A Community-based Indigenous Project

Her social justice informed program of research is embedded in the qualitative tradition. One project that is particularly reflective of her approach to the knowledge production process is the community-based research with Fisher River Cree Nation. Working collaboratively with community in all aspects of the project means that all activities associated with this project were designed and implemented in partnership with the community. Having worked with the community for four years, the relationship we have developed is one based on trust, reciprocity and respect in the production of relevant, community-centred knowledge. This relationship is perhaps best illustrated through the Tahkwakin Community Heritage Camp (October 11-14, 2017). This event was co-organized and co-sponsored by community and university collaborators, including Fisher River Cree Nation Chief and Council, Manitoba First Nations Education Resource Centre, Charles Sinclair School (Fisher River Band School), the Social Sciences and Humanities Research Council, and the Universities of British Columbia and Manitoba. This event was the culminating knowledge mobilization activity associated with our SSHRC-funded project.

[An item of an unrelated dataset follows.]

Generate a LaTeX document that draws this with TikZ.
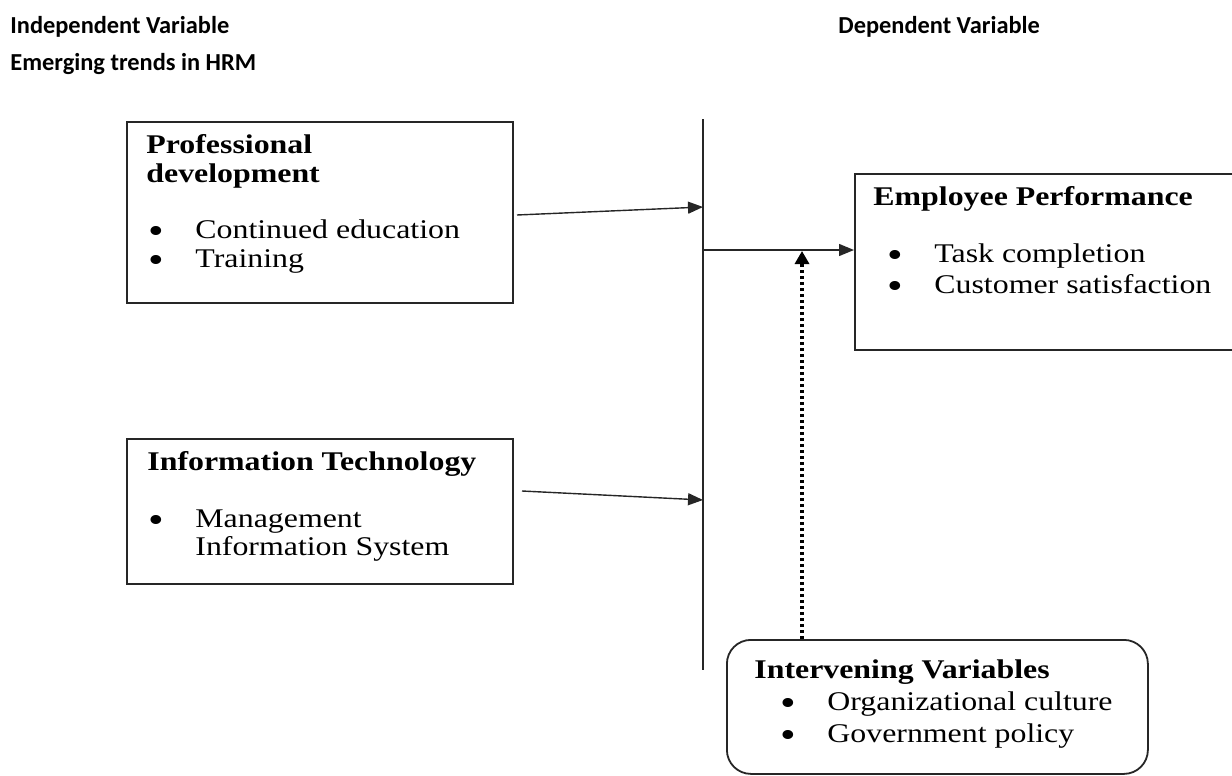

Throughout the week, grades two to twelve students attended events focused on intergenerational teachings of land education, language, and cultural heritage. Community Elders shared teachings using the Cree language. The strong relationships forged with Fisher River Cree Nation though this project generally, and the Tahkwakin Community Heritage Camp more specifically, have served as the foundation for an SSHRC Insight Grant application (fall 2017).